Она было решила попросить заменить его, но потом передумала, не видя в этом необходимости и не желая задерживать мужа, тем более что Белый Рыцарь и без понукания нетерпеливо переступал ногами.

Она быстро пустила коня вскачь и догнала герцога. Вся дворня смотрела им вслед, восхищаясь столь красивой парой.

Герцог великолепно выглядел на своем черном жеребце, а герцогиня, миниатюрная, хрупкая и на первый взгляд слишком слабая, чтобы удержать Белого Рыцаря, скакала на нем так, что старший грум не выдержал и пробормотал себе под нос:

— Ее светлость словно родилась на коне, так же как и его светлость!

Когда они подъехали к мостику через озеро, герцог сказал:

— А теперь я собираюсь показать вам одно славное местечко, которого вы наверняка еще не видели. Когда после долгого отсутствия я приезжаю домой, то первым делом посещаю его.

— Что же это за место? — заинтересовалась Сэмела.

— Это еще одно озерцо за рощей, в нижней части парка. Там много уток и прочей дичи, которой не встретишь в других местах.

— Чудесно! Очень хорошо, что я не видела это место прежде, мне еще более приятно будет впервые посмотреть его вместе с вами.

— Тем лучше. Сейчас мы в хорошем темпе проедем в ту часть парка, но у рощи нам придется ехать друг за другом узкой тропой, и я поеду впереди.

— Конечно. А когда мы приедем в это потайное место, то посоревнуемся, кто определит больше видов птиц! — воскликнула Сэмела, но тут же вздохнула: — Конечно, победа будет за вами, но я приложу все силы, чтобы не проиграть.

— Вы напрасно потратите силы, потому что никто, я уверен, лучше меня не знает это озерцо и, следовательно, его обитателей.
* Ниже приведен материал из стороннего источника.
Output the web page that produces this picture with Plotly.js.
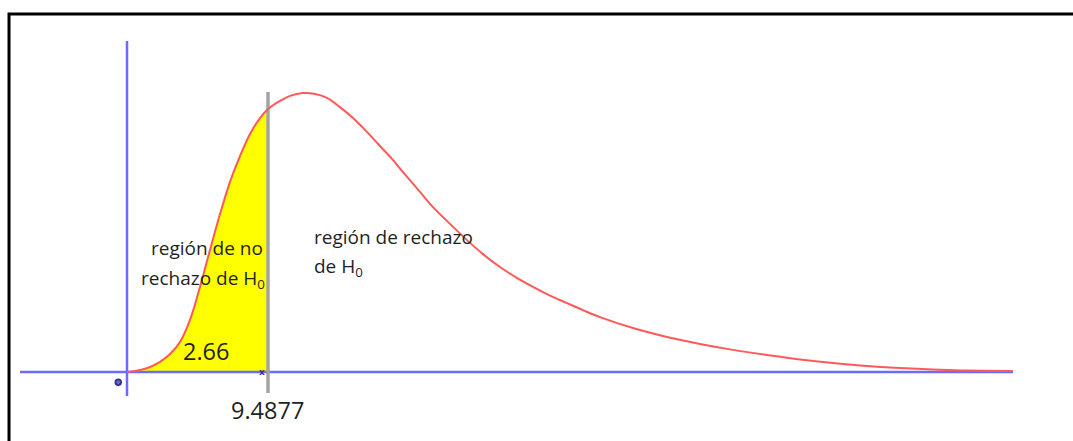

Но тут же герцог опомнился и поспешил исправиться:

— Но теперь, естественно, вы сможете узнать его не хуже меня.

— Пусть оно будет только вашим, если вы к нему так привязаны, — быстро проговорила Сэмела.

— Не забывайте, что во время венчания я четко заявил, что «буду делить с тобой все, чем владею на земле», а это означает, что и тайное озерцо теперь — наше общее достояние.

У Сэмелы на щеках явственно проступили две чудные ямочки, и она сказала:

— Когда-нибудь я придумаю, чем смогу одарить вас, но поскольку на земле у меня нет ничего, думаю, что это будет что-то из небесных сфер.

— Хорошая мысль. Я с нетерпением буду ждать вашего подарка.

Когда они проехали мостик, герцог пустил Крестоносца галопом, и они быстро помчались по нижней части парка к роще, которая показалась вдалеке.


Глава 7

Пока они скакали бок о бок, Сэмела думала, что, пожалуй, еще никогда в жизни она не была так счастлива.

Иногда в грезах она видела себя скачущей вместе с рыцарем в доспехах, но ей казалось, что это несбыточная мечта.

А наяву она мечтала о том, чтобы снова грезить, ибо испытывала ни с чем не сравнимое наслаждение, находясь рядом с рыцарем своей мечты.

А в эту минуту она была с ним наяву, и это оказалось еще более потрясающим, чем представлялось в грезах.

Хотя ей приходилось прилагать немало сил, чтобы сдерживать Белого Рыцаря, это не мешало ей влюбленно смотреть на герцога и думать, что никто не может с ним сравниться по красоте и стати и что он именно таков, каким она его себе всегда представляла.